LITTLE ROCK (AGFC) – In December, deer hunting continues in many parts of Arkansas, and duck hunting is approaching its peak.
Contrary to perception, dove hunting can be much more than that first
weekend of the season in early September. The second segment of the
season opens Dec. 26 and runs through Jan. 6.
This time of the year, Arkansas-hatched doves are joined by migrants
from the north, and they tend to bunch up. The one-, two- and three-dove
groups that were usual in September are now 10, 20, 30 in number.
Snow covering ground and food sources pushes northern doves to the
south, just as it does the ducks. The migrants tend to move in bunches.
Their food, like with the resident Arkansas doves, is primarily seeds of
many types, and leftovers from soybean and corn harvesting can be found
by the birds.
Fields of young winter wheat also draw doves. One Arkansas farmer
commented that wheat seeds that don't sprout may be on top of the ground
and good pickings for doves and other birds.
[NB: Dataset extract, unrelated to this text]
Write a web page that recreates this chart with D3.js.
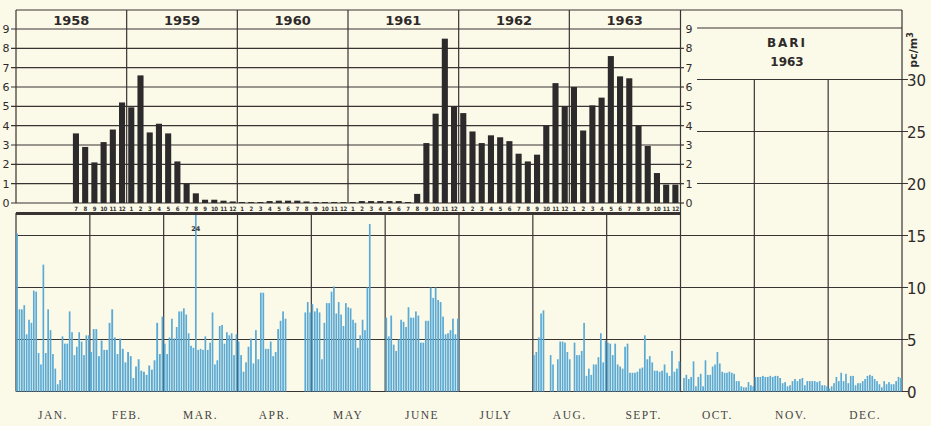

Food for these winter doves comes from natural sources, too. Brushy
areas have seeds, and they are abundant along large and small waterways –
creeks, rivers and lakes.
The migrant doves offer the same challenges to hunters that resident
birds do. They can be tricky, zigging and zagging just when shotgun
triggers are pulled.
The daily limit on doves is 15. A bit of caution for hunters who may
double up on duck and dove hunting in December: Be careful with your
lead loads in shotgun shells. Don't leave the lead loads in pockets when
you go back to duck hunting. It is against federal and state
regulations to have lead shot in your possession while waterfowl
hunting. But steel waterfowl loads are legal to hunt doves, although
steel dove load sizes are sometimes difficult to find. The bigger shot
reduces chances of hitting doves, along with the higher cost involved.